DIRECTIONS FOR THIS TASK
Count every line in the data below where "using" occurs, then state that number and nothing more.

LISTING
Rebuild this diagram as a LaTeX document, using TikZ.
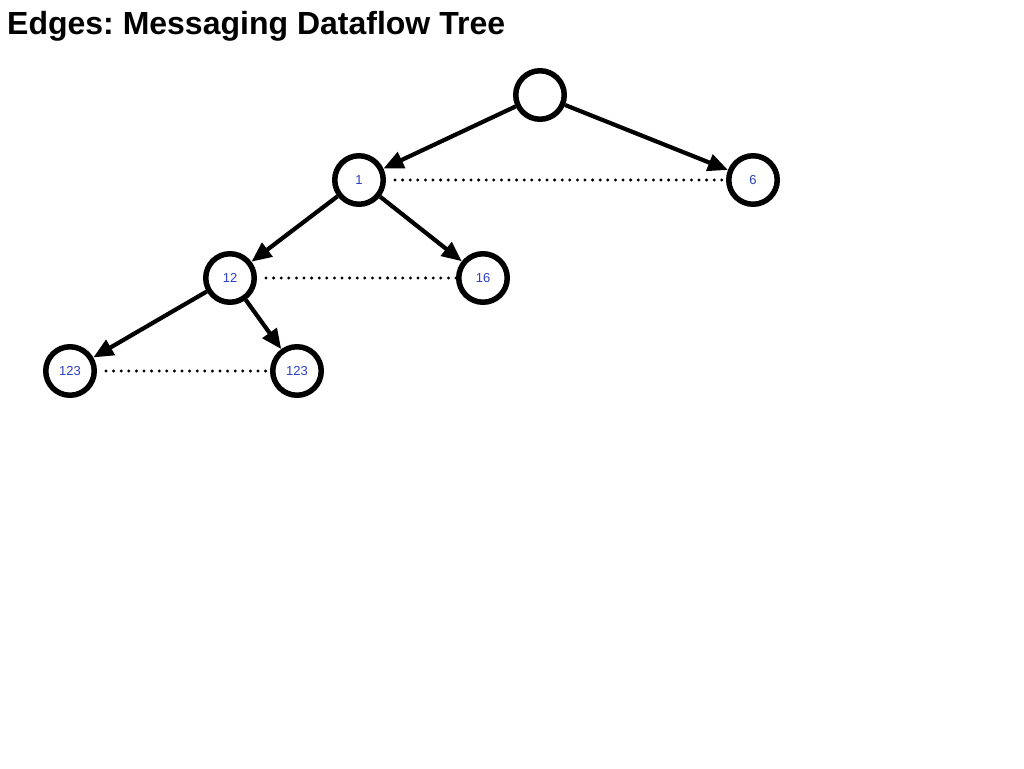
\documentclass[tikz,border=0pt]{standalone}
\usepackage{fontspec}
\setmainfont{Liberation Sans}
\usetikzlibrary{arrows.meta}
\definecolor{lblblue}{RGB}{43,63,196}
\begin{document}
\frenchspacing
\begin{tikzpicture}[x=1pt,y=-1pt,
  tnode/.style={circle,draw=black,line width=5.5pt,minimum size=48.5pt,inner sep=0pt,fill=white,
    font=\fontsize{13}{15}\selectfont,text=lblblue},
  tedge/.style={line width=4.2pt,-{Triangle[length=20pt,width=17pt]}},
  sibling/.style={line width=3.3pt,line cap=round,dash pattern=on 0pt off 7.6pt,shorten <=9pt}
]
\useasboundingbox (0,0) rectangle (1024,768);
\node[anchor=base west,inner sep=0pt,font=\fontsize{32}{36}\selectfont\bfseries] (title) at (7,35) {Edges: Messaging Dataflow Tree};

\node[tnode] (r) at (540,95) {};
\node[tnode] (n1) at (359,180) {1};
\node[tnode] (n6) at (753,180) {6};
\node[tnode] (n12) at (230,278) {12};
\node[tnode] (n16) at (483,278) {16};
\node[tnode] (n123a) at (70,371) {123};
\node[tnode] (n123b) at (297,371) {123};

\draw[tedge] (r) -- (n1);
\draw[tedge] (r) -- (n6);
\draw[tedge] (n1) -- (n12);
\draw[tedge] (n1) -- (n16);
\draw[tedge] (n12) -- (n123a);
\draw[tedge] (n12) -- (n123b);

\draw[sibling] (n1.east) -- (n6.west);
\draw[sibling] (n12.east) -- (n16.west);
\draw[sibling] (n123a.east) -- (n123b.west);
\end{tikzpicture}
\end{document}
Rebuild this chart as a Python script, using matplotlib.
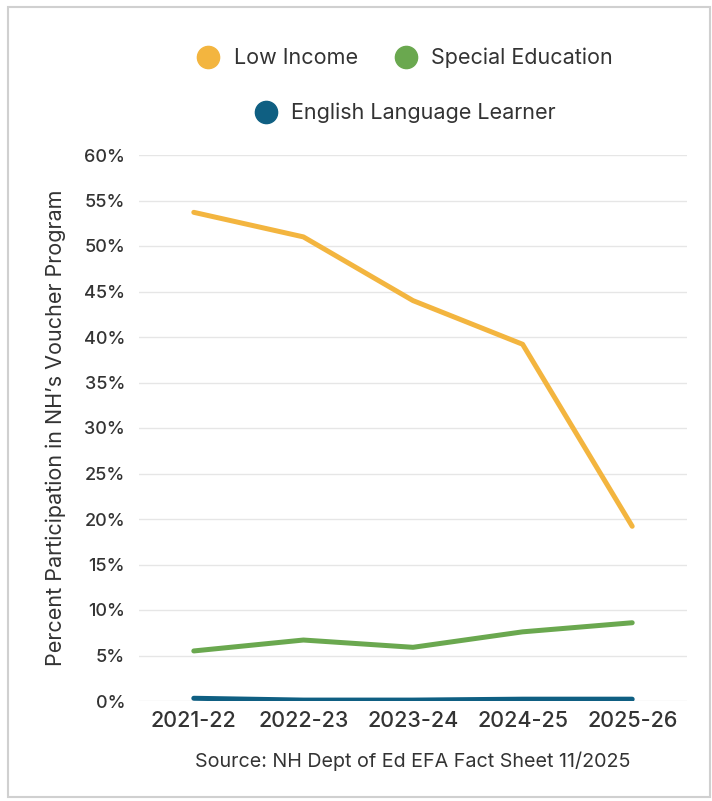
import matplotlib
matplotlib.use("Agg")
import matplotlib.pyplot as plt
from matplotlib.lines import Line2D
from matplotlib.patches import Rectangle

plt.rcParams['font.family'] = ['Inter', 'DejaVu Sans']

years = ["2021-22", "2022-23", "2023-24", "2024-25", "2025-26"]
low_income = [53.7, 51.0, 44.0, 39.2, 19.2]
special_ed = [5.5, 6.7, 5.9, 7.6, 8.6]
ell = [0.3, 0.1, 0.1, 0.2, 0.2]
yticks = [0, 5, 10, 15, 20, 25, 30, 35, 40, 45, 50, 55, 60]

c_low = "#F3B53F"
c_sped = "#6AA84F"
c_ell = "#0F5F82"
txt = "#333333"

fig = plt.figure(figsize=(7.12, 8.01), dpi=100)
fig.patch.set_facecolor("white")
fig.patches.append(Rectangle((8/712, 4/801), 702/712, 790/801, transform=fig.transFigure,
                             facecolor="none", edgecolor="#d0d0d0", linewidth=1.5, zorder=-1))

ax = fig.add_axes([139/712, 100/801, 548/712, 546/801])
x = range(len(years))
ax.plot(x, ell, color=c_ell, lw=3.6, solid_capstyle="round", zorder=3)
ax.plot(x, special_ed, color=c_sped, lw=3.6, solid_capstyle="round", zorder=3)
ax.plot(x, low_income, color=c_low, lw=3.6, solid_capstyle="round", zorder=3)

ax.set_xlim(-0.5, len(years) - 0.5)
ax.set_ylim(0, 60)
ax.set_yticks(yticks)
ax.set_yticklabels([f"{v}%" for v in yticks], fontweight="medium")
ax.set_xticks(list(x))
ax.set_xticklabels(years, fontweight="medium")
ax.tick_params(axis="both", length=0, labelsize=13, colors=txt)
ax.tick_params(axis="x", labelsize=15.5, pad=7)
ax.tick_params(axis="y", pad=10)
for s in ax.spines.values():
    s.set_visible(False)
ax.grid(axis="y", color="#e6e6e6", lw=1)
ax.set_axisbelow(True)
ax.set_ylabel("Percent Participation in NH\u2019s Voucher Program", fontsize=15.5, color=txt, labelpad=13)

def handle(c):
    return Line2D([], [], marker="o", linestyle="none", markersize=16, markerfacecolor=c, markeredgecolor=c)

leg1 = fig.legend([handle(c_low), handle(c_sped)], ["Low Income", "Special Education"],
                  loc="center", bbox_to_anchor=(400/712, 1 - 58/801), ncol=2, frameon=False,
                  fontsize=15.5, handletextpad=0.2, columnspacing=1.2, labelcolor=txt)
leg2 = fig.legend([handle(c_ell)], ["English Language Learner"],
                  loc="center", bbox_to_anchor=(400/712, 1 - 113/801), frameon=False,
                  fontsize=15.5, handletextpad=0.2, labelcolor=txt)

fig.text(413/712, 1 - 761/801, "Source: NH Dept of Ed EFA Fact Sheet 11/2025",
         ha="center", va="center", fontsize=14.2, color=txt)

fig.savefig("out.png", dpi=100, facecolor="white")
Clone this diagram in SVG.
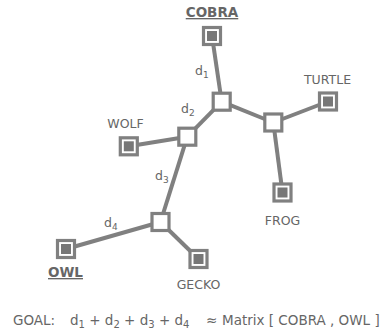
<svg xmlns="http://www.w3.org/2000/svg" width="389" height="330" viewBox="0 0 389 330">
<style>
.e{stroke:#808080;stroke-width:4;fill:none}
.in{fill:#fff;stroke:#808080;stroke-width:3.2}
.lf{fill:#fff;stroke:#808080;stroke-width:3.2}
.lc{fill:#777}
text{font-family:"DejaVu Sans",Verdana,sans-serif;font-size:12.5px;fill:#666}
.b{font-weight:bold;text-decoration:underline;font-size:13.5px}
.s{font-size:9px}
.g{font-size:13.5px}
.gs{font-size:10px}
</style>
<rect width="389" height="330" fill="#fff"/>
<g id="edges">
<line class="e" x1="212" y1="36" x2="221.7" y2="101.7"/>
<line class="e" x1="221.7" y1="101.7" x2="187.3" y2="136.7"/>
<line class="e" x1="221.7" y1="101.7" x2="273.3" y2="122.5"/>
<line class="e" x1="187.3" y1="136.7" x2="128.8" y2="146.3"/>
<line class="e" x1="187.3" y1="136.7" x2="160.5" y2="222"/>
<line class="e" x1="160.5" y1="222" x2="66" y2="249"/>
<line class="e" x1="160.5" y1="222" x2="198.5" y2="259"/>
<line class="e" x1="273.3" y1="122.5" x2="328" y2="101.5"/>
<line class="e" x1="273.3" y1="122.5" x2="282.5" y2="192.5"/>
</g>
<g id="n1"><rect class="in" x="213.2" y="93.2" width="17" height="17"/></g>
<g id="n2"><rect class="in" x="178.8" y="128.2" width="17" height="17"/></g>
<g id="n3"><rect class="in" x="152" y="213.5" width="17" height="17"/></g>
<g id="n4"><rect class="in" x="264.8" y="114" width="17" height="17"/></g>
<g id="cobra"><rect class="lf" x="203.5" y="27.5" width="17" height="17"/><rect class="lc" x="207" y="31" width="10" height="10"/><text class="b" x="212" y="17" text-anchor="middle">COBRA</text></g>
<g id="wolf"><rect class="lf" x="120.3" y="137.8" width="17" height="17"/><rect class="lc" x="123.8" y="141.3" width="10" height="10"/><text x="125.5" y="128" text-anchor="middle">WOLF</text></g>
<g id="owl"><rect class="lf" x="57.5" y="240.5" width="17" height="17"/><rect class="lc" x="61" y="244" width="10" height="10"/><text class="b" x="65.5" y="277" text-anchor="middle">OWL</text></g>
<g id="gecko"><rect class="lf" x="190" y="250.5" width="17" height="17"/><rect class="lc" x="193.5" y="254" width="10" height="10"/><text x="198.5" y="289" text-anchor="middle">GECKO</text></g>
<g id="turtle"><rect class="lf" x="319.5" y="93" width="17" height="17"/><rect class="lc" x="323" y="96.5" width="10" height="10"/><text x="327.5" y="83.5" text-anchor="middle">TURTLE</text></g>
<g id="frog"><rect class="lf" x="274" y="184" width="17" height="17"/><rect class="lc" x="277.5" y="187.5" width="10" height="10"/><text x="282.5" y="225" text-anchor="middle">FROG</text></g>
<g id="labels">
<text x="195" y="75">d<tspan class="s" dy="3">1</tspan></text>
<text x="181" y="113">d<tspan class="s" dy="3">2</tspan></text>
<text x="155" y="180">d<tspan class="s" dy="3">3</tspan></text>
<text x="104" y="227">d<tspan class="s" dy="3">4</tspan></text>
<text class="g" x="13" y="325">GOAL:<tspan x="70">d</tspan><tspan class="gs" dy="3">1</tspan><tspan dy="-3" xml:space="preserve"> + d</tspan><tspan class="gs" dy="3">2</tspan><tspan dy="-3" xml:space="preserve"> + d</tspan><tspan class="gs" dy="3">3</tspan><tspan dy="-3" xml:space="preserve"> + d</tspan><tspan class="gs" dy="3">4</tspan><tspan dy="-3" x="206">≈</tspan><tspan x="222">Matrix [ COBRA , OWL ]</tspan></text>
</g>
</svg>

EXPECTED ANSWER
2